(Records from a collection)

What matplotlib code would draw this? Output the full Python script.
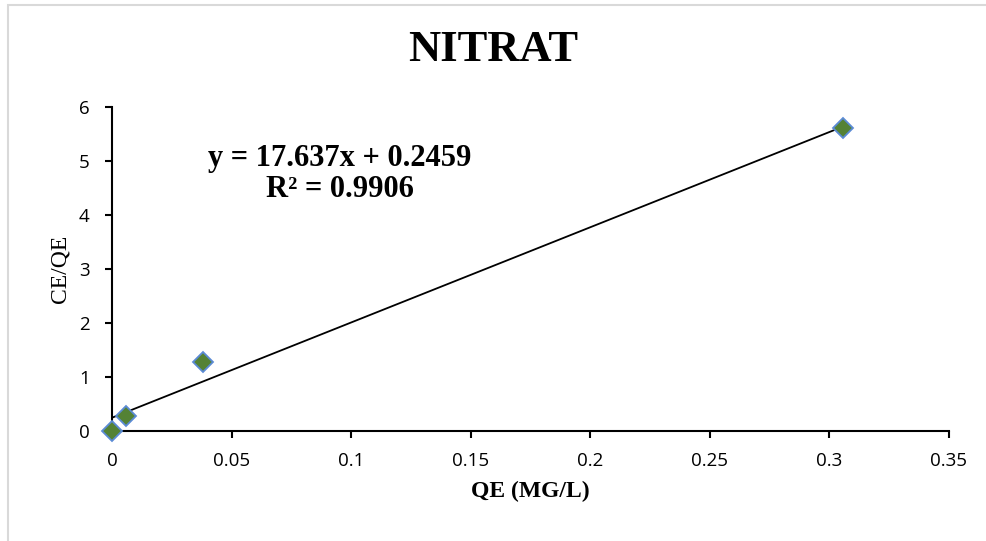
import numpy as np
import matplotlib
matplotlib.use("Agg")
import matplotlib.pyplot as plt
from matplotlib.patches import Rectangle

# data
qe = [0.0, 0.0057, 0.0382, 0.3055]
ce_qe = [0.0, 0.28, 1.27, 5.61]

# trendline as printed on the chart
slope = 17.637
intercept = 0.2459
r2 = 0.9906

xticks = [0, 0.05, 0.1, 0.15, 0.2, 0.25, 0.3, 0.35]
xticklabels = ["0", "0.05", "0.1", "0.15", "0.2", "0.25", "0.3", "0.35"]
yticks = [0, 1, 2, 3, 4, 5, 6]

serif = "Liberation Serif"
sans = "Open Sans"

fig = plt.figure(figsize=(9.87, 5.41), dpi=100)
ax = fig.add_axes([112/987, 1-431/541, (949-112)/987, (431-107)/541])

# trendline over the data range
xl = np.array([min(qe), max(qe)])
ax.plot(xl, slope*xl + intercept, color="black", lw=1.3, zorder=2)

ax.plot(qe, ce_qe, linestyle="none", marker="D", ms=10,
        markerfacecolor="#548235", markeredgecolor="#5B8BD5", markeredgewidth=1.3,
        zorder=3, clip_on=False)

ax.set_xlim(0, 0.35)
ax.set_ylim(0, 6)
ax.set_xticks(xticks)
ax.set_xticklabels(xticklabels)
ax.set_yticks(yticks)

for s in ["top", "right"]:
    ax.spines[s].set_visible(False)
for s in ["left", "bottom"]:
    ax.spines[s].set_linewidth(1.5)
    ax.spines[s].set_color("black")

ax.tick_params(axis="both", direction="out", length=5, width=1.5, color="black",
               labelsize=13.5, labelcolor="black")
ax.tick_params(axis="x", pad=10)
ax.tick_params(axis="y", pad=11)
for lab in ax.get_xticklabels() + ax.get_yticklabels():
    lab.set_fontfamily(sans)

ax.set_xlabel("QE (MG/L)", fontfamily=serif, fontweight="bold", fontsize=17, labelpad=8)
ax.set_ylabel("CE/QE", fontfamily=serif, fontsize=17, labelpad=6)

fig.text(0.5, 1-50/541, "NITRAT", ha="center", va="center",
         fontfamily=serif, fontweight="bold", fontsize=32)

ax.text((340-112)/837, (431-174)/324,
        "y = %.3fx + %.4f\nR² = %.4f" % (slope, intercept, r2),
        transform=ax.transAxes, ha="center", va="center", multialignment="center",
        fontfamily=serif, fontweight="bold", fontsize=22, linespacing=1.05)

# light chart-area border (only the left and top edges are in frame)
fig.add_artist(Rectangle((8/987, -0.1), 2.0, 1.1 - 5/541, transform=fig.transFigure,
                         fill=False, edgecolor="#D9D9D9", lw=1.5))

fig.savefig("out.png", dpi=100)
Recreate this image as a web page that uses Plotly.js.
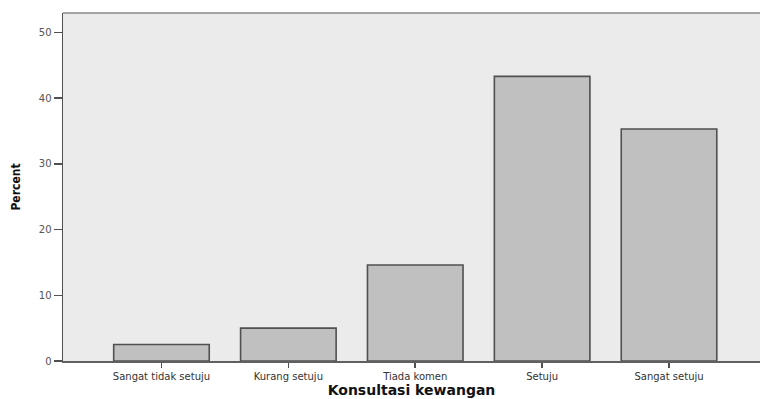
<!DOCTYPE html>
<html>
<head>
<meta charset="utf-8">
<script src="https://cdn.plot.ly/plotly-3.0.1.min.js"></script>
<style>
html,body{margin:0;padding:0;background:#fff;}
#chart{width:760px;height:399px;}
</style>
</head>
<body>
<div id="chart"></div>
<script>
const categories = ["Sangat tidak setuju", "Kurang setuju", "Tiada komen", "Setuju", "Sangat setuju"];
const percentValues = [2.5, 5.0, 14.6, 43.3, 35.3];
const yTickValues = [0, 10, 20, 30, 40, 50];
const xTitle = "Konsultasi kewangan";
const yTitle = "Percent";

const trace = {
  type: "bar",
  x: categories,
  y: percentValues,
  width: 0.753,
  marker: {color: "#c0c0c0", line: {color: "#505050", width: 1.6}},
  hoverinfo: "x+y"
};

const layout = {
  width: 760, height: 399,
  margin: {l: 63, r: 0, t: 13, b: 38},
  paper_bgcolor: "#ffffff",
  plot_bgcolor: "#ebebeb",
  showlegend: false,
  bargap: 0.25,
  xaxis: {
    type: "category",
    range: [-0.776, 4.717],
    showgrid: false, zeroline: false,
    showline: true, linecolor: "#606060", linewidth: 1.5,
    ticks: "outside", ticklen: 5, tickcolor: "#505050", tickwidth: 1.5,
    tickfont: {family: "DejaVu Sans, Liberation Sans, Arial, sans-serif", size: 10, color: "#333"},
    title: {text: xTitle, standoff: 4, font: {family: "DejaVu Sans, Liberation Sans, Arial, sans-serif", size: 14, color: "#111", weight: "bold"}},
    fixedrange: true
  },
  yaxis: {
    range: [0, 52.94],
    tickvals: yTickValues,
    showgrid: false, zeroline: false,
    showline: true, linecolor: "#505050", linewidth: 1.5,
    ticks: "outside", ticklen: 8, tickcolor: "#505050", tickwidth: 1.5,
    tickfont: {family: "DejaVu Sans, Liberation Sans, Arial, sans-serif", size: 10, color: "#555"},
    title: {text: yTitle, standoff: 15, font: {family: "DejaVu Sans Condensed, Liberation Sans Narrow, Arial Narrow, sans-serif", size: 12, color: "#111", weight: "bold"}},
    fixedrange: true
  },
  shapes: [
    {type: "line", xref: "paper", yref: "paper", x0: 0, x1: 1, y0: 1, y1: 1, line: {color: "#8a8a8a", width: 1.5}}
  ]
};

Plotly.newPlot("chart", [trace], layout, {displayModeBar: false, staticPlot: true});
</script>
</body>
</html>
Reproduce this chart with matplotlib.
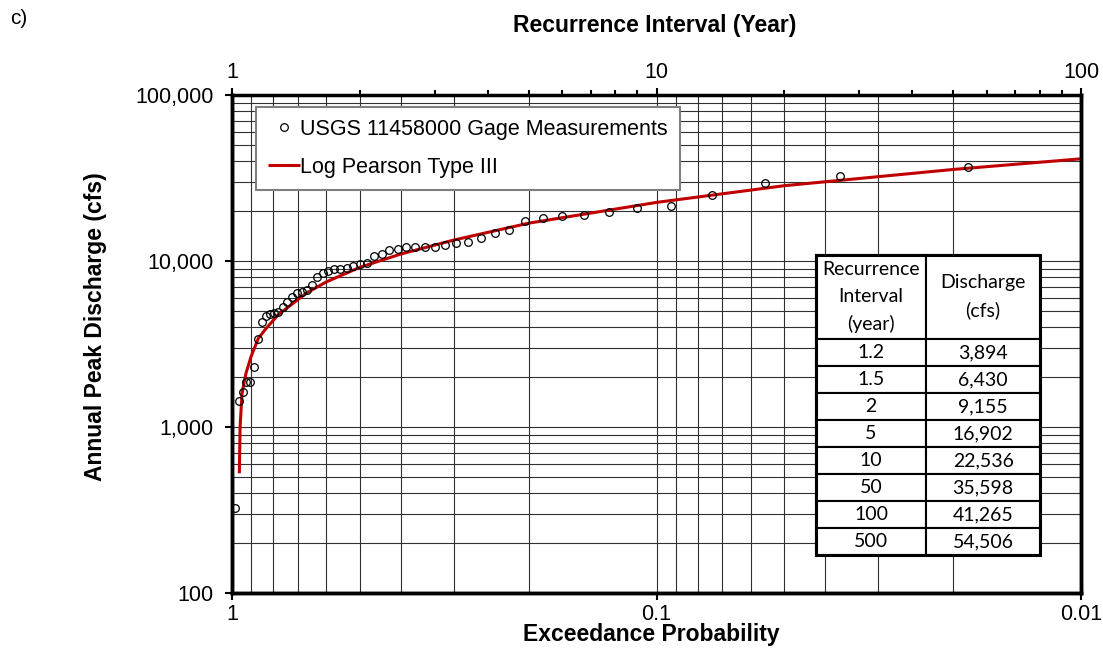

To do –
Pictures stay out of the copy; please restate every record above exactly.

Answer to this task –
What matplotlib code would draw this? Output the full Python script.
import numpy as np
import matplotlib
matplotlib.use("Agg")
import matplotlib.pyplot as plt
from matplotlib.patches import Rectangle

# data
qe = [0.0, 0.0057, 0.0382, 0.3055]
ce_qe = [0.0, 0.28, 1.27, 5.61]

# trendline as printed on the chart
slope = 17.637
intercept = 0.2459
r2 = 0.9906

xticks = [0, 0.05, 0.1, 0.15, 0.2, 0.25, 0.3, 0.35]
xticklabels = ["0", "0.05", "0.1", "0.15", "0.2", "0.25", "0.3", "0.35"]
yticks = [0, 1, 2, 3, 4, 5, 6]

serif = "Liberation Serif"
sans = "Open Sans"

fig = plt.figure(figsize=(9.87, 5.41), dpi=100)
ax = fig.add_axes([112/987, 1-431/541, (949-112)/987, (431-107)/541])

# trendline over the data range
xl = np.array([min(qe), max(qe)])
ax.plot(xl, slope*xl + intercept, color="black", lw=1.3, zorder=2)

ax.plot(qe, ce_qe, linestyle="none", marker="D", ms=10,
        markerfacecolor="#548235", markeredgecolor="#5B8BD5", markeredgewidth=1.3,
        zorder=3, clip_on=False)

ax.set_xlim(0, 0.35)
ax.set_ylim(0, 6)
ax.set_xticks(xticks)
ax.set_xticklabels(xticklabels)
ax.set_yticks(yticks)

for s in ["top", "right"]:
    ax.spines[s].set_visible(False)
for s in ["left", "bottom"]:
    ax.spines[s].set_linewidth(1.5)
    ax.spines[s].set_color("black")

ax.tick_params(axis="both", direction="out", length=5, width=1.5, color="black",
               labelsize=13.5, labelcolor="black")
ax.tick_params(axis="x", pad=10)
ax.tick_params(axis="y", pad=11)
for lab in ax.get_xticklabels() + ax.get_yticklabels():
    lab.set_fontfamily(sans)

ax.set_xlabel("QE (MG/L)", fontfamily=serif, fontweight="bold", fontsize=17, labelpad=8)
ax.set_ylabel("CE/QE", fontfamily=serif, fontsize=17, labelpad=6)

fig.text(0.5, 1-50/541, "NITRAT", ha="center", va="center",
         fontfamily=serif, fontweight="bold", fontsize=32)

ax.text((340-112)/837, (431-174)/324,
        "y = %.3fx + %.4f\nR² = %.4f" % (slope, intercept, r2),
        transform=ax.transAxes, ha="center", va="center", multialignment="center",
        fontfamily=serif, fontweight="bold", fontsize=22, linespacing=1.05)

# light chart-area border (only the left and top edges are in frame)
fig.add_artist(Rectangle((8/987, -0.1), 2.0, 1.1 - 5/541, transform=fig.transFigure,
                         fill=False, edgecolor="#D9D9D9", lw=1.5))

fig.savefig("out.png", dpi=100)
Recreate this image as a web page that uses Plotly.js.
<!DOCTYPE html>
<html>
<head>
<meta charset="utf-8">
<script src="https://cdn.plot.ly/plotly-3.0.1.min.js"></script>
<style>
html,body{margin:0;padding:0;background:#fff;}
#chart{width:760px;height:399px;}
</style>
</head>
<body>
<div id="chart"></div>
<script>
const categories = ["Sangat tidak setuju", "Kurang setuju", "Tiada komen", "Setuju", "Sangat setuju"];
const percentValues = [2.5, 5.0, 14.6, 43.3, 35.3];
const yTickValues = [0, 10, 20, 30, 40, 50];
const xTitle = "Konsultasi kewangan";
const yTitle = "Percent";

const trace = {
  type: "bar",
  x: categories,
  y: percentValues,
  width: 0.753,
  marker: {color: "#c0c0c0", line: {color: "#505050", width: 1.6}},
  hoverinfo: "x+y"
};

const layout = {
  width: 760, height: 399,
  margin: {l: 63, r: 0, t: 13, b: 38},
  paper_bgcolor: "#ffffff",
  plot_bgcolor: "#ebebeb",
  showlegend: false,
  bargap: 0.25,
  xaxis: {
    type: "category",
    range: [-0.776, 4.717],
    showgrid: false, zeroline: false,
    showline: true, linecolor: "#606060", linewidth: 1.5,
    ticks: "outside", ticklen: 5, tickcolor: "#505050", tickwidth: 1.5,
    tickfont: {family: "DejaVu Sans, Liberation Sans, Arial, sans-serif", size: 10, color: "#333"},
    title: {text: xTitle, standoff: 4, font: {family: "DejaVu Sans, Liberation Sans, Arial, sans-serif", size: 14, color: "#111", weight: "bold"}},
    fixedrange: true
  },
  yaxis: {
    range: [0, 52.94],
    tickvals: yTickValues,
    showgrid: false, zeroline: false,
    showline: true, linecolor: "#505050", linewidth: 1.5,
    ticks: "outside", ticklen: 8, tickcolor: "#505050", tickwidth: 1.5,
    tickfont: {family: "DejaVu Sans, Liberation Sans, Arial, sans-serif", size: 10, color: "#555"},
    title: {text: yTitle, standoff: 15, font: {family: "DejaVu Sans Condensed, Liberation Sans Narrow, Arial Narrow, sans-serif", size: 12, color: "#111", weight: "bold"}},
    fixedrange: true
  },
  shapes: [
    {type: "line", xref: "paper", yref: "paper", x0: 0, x1: 1, y0: 1, y1: 1, line: {color: "#8a8a8a", width: 1.5}}
  ]
};

Plotly.newPlot("chart", [trace], layout, {displayModeBar: false, staticPlot: true});
</script>
</body>
</html>
Reproduce this chart with matplotlib.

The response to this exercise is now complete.